At the start of this month I began work on a new book, tentatively titled DIE EASY: Charlie Fox book ten.
Actually, that’s not entirely true – well, what do you expect from someone who lies for a living? I should say that as far as I’m concerned there’s nothing tentative about it – DIE EASY is the perfect title for this story. Ever since I first saw the old Bruce Willis classic ‘Die Hard’ I’ve wanted to do a riff on that theme. Let’s face it, it was that movie turned a light comedy TV leading man into an all-action movie star, bare feet and all. And as my book is set in New Orleans – The Big Easy – what better title?
OK, that was itsy little lie #1.
Itsy little lie #2 was that I didn’t start this book on October 1st. I should say I RE-started the book this month, as I wrote the opening three chapters and the half-page jacket copy outline way back at the beginning of this year.
But then Other Things got in the way – like getting the entire Charlie Fox backlist out in e-format, plus putting together an e-thology of CF short stories, FOX FIVE: a Charlie Fox short story collection. And I have to say that I don’t begrudge the time spent on those projects at all. It was a thoroughly energising experience that has brought me back to my writing, and the series, with renewed enthusiasm, as I’ll explain.
Having found out, however, that my lovely US publisher Pegasus Books is bringing FIFTH VICTIM: Charlie Fox book nine out in January 2012 instead of the March I was expecting, I realised that I needed to Extract My Digit in quite a big way if I’m to deliver the finished t/s of the next book before publication of the last one.
(Of course, Brit readers have already been able to get hold of 5V from Allison & Busby since March this year.)
At that point I had only 5800 words written out of 100-110,000 and no full outline. I knew the broad brushstrokes, the major dramatic highlights and emotional themes, but not the nitty-gritty that would enable me to actually get on with the scribbling.
So why write the opening scenes at all?
Because I wanted to know where it all began. Sounds totally illogical, but very few books start at the very beginning of the story itself. Deciding the right jumping-in point – where you grab the reader by the arm and rush them towards the edge of the cliff – is a vital choice for me. Until I know that, I can’t get on with it. I know some people just start writing and worry about that later, but sadly I’m not one of them.
From early on in the series, I’ve been trying to avoid the foreshadowing opening. The ‘had I but known’ style of thing. I did it in the first book KILLER INSTINCT, but I’ve tried to avoid it since, otherwise it becomes very old very fast. I’ve used a couple of flashforward openings, though, and those I do like.

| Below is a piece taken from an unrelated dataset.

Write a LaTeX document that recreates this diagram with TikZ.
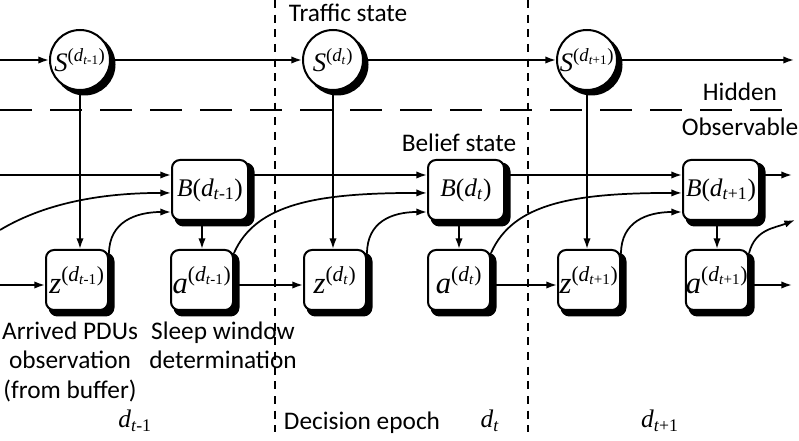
\documentclass[tikz,border=0pt]{standalone}
\usepackage{fontspec}
\setmainfont{Carlito}
\newfontfamily\tms{Liberation Serif}
\usetikzlibrary{arrows.meta,backgrounds}
\newcommand\supd[1]{\textsuperscript{(\textit{d}\textsubscript{\textit{t}#1})}}
\newcommand\dsub[1]{\textit{d}\textsubscript{\textit{t}#1}}
\begin{document}
\begin{tikzpicture}[x=0.75pt,y=-0.75pt,
  line width=1.3pt,
  >={Latex[length=8pt,width=5.5pt]},
  bbox/.style={draw,fill=white,rounded corners=6pt,line width=1.5pt,minimum width=57pt,minimum height=45pt,inner sep=0pt,font=\tms\fontsize{19}{22}\selectfont},
  obox/.style={draw,fill=white,rounded corners=6pt,line width=1.5pt,minimum width=46.5pt,minimum height=45pt,inner sep=0pt,font=\tms\fontsize{23}{26}\selectfont},
  snode/.style={draw,circle,fill=white,line width=1.5pt,minimum size=45pt,inner sep=0pt,font=\tms\fontsize{20}{22}\selectfont},
  shadowfill/.style={fill=black,draw=black,line width=1.5pt},
  lbl/.style={font=\fontsize{19}{22}\selectfont,align=center,inner sep=0pt},
  mlbl/.style={font=\tms\fontsize{19}{22}\selectfont,inner sep=0pt},
  vdash/.style={line width=1.5pt,dash pattern=on 6pt off 5pt},
  hdash/.style={line width=1.5pt,dash pattern=on 24pt off 13.5pt}]
\useasboundingbox (0,0) rectangle (799,441);

% dashed separators
\coordinate (V1t) at (275,0); \coordinate (V1b) at (275,432);
\coordinate (V2t) at (528,0); \coordinate (V2b) at (528,432);
\coordinate (Hl) at (0,110); \coordinate (Hr) at (799,110);
\draw[vdash] (V1t) -- (V1b);
\draw[vdash] (V2t) -- (V2b);
\draw[hdash] (Hl) -- (Hr);

% nodes
\node[snode] (S1) at (80,60) {\textit{S}\supd{-1}};
\node[snode] (S2) at (333,60) {\textit{S}\supd{}};
\node[snode] (S3) at (587,60) {\textit{S}\supd{+1}};

\node[bbox] (B1) at (210,190) {\textit{B}(\dsub{-1})};
\node[bbox] (B2) at (466,190) {\textit{B}(\dsub{})};
\node[bbox] (B3) at (721,190) {\textit{B}(\dsub{+1})};

\node[obox] (z1) at (77,280) {\textit{z}\supd{-1}};
\node[obox] (a1) at (202,280) {\textit{a}\supd{-1}};
\node[obox] (z2) at (335,280) {\textit{z}\supd{}};
\node[obox] (a2) at (459,280) {\textit{a}\supd{}};
\node[obox] (z3) at (589,280) {\textit{z}\supd{+1}};
\node[obox] (a3) at (717,280) {\textit{a}\supd{+1}};

% shadows
\begin{scope}[on background layer]
  \foreach \n in {S1,S2,S3}
    \draw[shadowfill] ([shift={(4.5,4.5)}]\n.center) circle (30);
  \foreach \n in {B1,B2,B3,z1,a1,z2,a2,z3,a3}
    \draw[shadowfill,rounded corners=6pt] ([shift={(4.5,4.5)}]\n.south west) rectangle ([shift={(4.5,4.5)}]\n.north east);
\end{scope}

% free ends
\coordinate (L0) at (0,60);   \coordinate (R0) at (794,60);
\coordinate (L1) at (0,175);  \coordinate (R1) at (792,175);
\coordinate (L2) at (0,230);
\coordinate (R3) at (795,220);
\coordinate (L4) at (0,285);  \coordinate (R4) at (792,285);

% hidden chain
\draw[->] (L0) -- (S1);
\draw[->] (S1) -- (S2);
\draw[->] (S2) -- (S3);
\draw[->] (S3) -- (R0);

% S -> z
\draw[->] (S1) -- (S1 |- z1.north);
\draw[->] (S2) -- (S2 |- z2.north);
\draw[->] (S3) -- (S3 |- z3.north);

% belief chain
\draw[->] (L1) -- (L1 -| B1.west);
\draw[->] (B1.east |- L1) -- (B2.west |- L1);
\draw[->] (B2.east |- L1) -- (B3.west |- L1);
\draw[->] (B3.east |- L1) -- (R1);

% B -> a
\draw[->] (a1 |- B1.south) -- (a1.north);
\draw[->] (a2 |- B2.south) -- (a2.north);
\draw[->] (a3 |- B3.south) -- (a3.north);

% a -> next B
\draw[->] (L2) .. controls +(50,-30) and +(-60,0) .. ([yshift=-2.2pt]B1.west);
\draw[->] ([yshift=-3pt]a1.north east) .. controls +(22,-50) and +(-108,0) .. ([yshift=-2.2pt]B2.west);
\draw[->] ([yshift=-3pt]a2.north east) .. controls +(22,-50) and +(-108,0) .. ([yshift=-2.2pt]B3.west);
\draw[->] ([yshift=-3pt]a3.north east) .. controls +(6,-24) and +(-20,8) .. (R3);

% z -> B
\draw[->] ([yshift=-3.5pt]z1.north east) .. controls +(0,-32) and +(-35,0) .. ([yshift=-16.5pt]B1.west);
\draw[->] ([yshift=-3.5pt]z2.north east) .. controls +(0,-32) and +(-35,0) .. ([yshift=-16.5pt]B2.west);
\draw[->] ([yshift=-3.5pt]z3.north east) .. controls +(0,-32) and +(-35,0) .. ([yshift=-16.5pt]B3.west);

% observation chain
\draw[->] (L4) -- (L4 -| z1.west);
\draw[->] (a1.east |- L4) -- (z2.west |- L4);
\draw[->] (a2.east |- L4) -- (z3.west |- L4);
\draw[->] (a3.east |- L4) -- (R4);

% labels
\node[lbl] (tTraffic) at (348,13) {Traffic state};
\node[lbl] (tHidden) at (740,92) {Hidden};
\node[lbl] (tObs) at (740,127) {Observable};
\node[lbl] (tBelief) at (459,143) {Belief state};
\node[lbl,anchor=north] (tArr) at (70,321) {Arrived PDUs\\observation\\(from buffer)};
\node[lbl,anchor=north] (tSleep) at (223,321) {Sleep window\\determination};
\node[lbl] (tDec) at (362,423) {Decision epoch};
\node[mlbl] (d1) at (135,421) {\dsub{-1}};
\node[mlbl] (d2) at (490,421) {\dsub{}};
\node[mlbl] (d3) at (660,421) {\dsub{+1}};
\end{tikzpicture}
\end{document}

When I wrote ROAD KILL: Charlie Fox book five the original opening for the story had a group of soldiers standing around a fallen motorcyclist who lay screaming in the middle of a road through a very dodgy housing estate in East Belfast, with an angry crowd gathering.
It was a great opening chapter and I loved it.
But it never made it into the final cut of the book. It simply did not drop my protag – and the reader – into the right place in the story. One of the reasons that book was such a pig to write was that I held onto that opening chapter far longer than I should have done. Even now, I still hanker after that original rather than the first chapter I eventually went with. But the final version – which opens with Charlie swinging a sledgehammer into the walls of her cottage – does better serve the story.
But I digress.
It’s now twenty days into October, and so far I’ve had three zero-word days and one day when I only managed a bit of reshuffling, which added 43 words to my total. (Yes, I’m sad enough to keep it all on a spreadsheet.) But yesterday I still managed to hit 20,000 words and I’m aiming to be at 35k by the end of the month.
Then 70k by the end of November, and 105k by the end of the year. That leaves me the last bits to finish off in January, print it all out, do a read through to try and catch inconsistencies, repetitions, check my chapter breaks are in the most effective positions, and ruthlessly scalpel out unnecessary words.
Just like that. Ha!
I hope you’ll stop by and have a giggle at my expense.
Speaking of having a giggle at my expense, if you happen to be near South Wales next week – October 26th – I shall be appearing at the Newport Big Read event in Gwent. If you can make it, I’d love to see you there.
So, ‘Rati, that’s how I’m intending to tackle my writing schedule over the next couple of months. How about yourselves? And if you’re not writing a book at the moment, how do you deal with big tasks that seem overwhelming at first glance? Do you break them down into work first/reward later, or do you put them off as long as you can possibly manage before knuckling down?
This week’s Word of the Week is ultracrepidate, which means to criticise beyond the sphere of one’s knowledge. It comes from the painter Apelle’s answer to the cobbler who went on from criticising the sandals in a picture to finding fault with the leg. “Ne sutor ultra crepidam.” – “The cobbler must not go beyond the sandal.”